AT THE LIBRARY
January 8, 2009
January Titles
With the presidential inauguration coming on full speed and being talked up
just about everywhere, certain other events and people associated with January
might get overlooked. Among them, consider the following.
January 3 is "Festival of Sleep Day". In
recent years, numerous articles have been published about the vital importance
of good sleep to good health, both physical and mental. Poor or inadequate rest
has been linked to all manner of health conditions, including diabetes, heart
problems, hypertension, and depression, as well as to behavioral activity such
as impaired driving and poor job performance. The National Sleep Foundation
reports that most adults require seven to nine hours of sleep a night to feel
well rested, while children ages 5 to 12 need 9 to 11 hours, and adolescents 8
½ to 9 ½ hours. Shift work, irregular schedules, personal and family demands,
late-night television viewing and Internet use, caffeine and alcohol use, and
sleep disorders such as sleep apnea almost certainly guarantee that most
Americans are not getting the sleep they need to flourish.

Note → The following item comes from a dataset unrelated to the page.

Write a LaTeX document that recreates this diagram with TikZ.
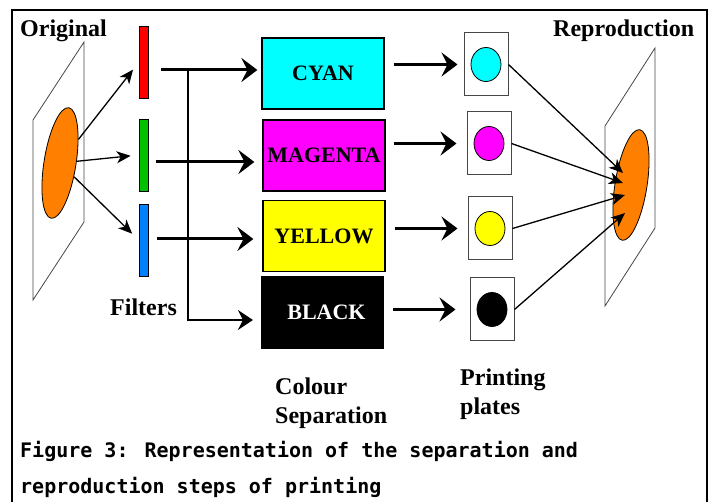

Readers wanting to
learn more about this important issue could choose Combating Sleep
Disorders by Kathy Sexton-Radek and Gina Graci or Good Night: the
Sleep Doctor's 4-Week Program to Better Sleep and Better Health by
Michael Breus.
January 26 does double duty by being "Australia Day" AND
"Chinese New Year’s Day". For those interested in delving into the
histories and lives of our neighbors on the other side of the world, the Library
offers two fascinating works. Australia by Frank Welsh details all
the important events in Aussie history, from British penal colony to thriving
independent nation. Welsh also explores the darker side of Down Under, including
its tortured official relationship with the Aboriginal peoples and its uneasy
relationship with its Asian neighbors. In The Last Days of Old Beijing:
Life in the Vanishing Backstreets of a City Transformed, Michael Meyer
takes readers into the robust and ancient culture of the hutongs – the mazes
of lanes and courtyards bordered by single story homes where life was Spartan
but filled with true neighborliness and a powerful sense of community. Part
memoir, part history, and part lament, Meyer vividly recounts the people and
places which anyone who was watching world news in early summer of 2008 has
already seen: it was that part of the Old City being bulldozed and its residents
displaced as China made ready for the Summer Olympics in the city once called
Peking.
Finally, January 15, is the birthday of Martin Luther King, Jr. and Michael
Eric Dyson has written a compelling exploration of the civil rights leader’s
legacy in April 4, 1968 : Martin Luther King Jr.'s Death and How It
Changed America. According to the review in Library Journal (May
1, 2008), the author "shows how King's bold and charismatic prophecy left a
daunting model for any aspiring black leader to live up to. Examining Jesse
Jackson, Al Sharpton, and Barack Obama, Dyson probes the deep shadow in which
these leaders operate as he reiterates the continued resonance of King's
productive martyrdom and his call for transformative social justice and racial
redemption." Along with his fellow citizens, Mr. Obama is about to set out
on a journey to learn more clearly what that means as the United States of
America inaugurates him President on January 20.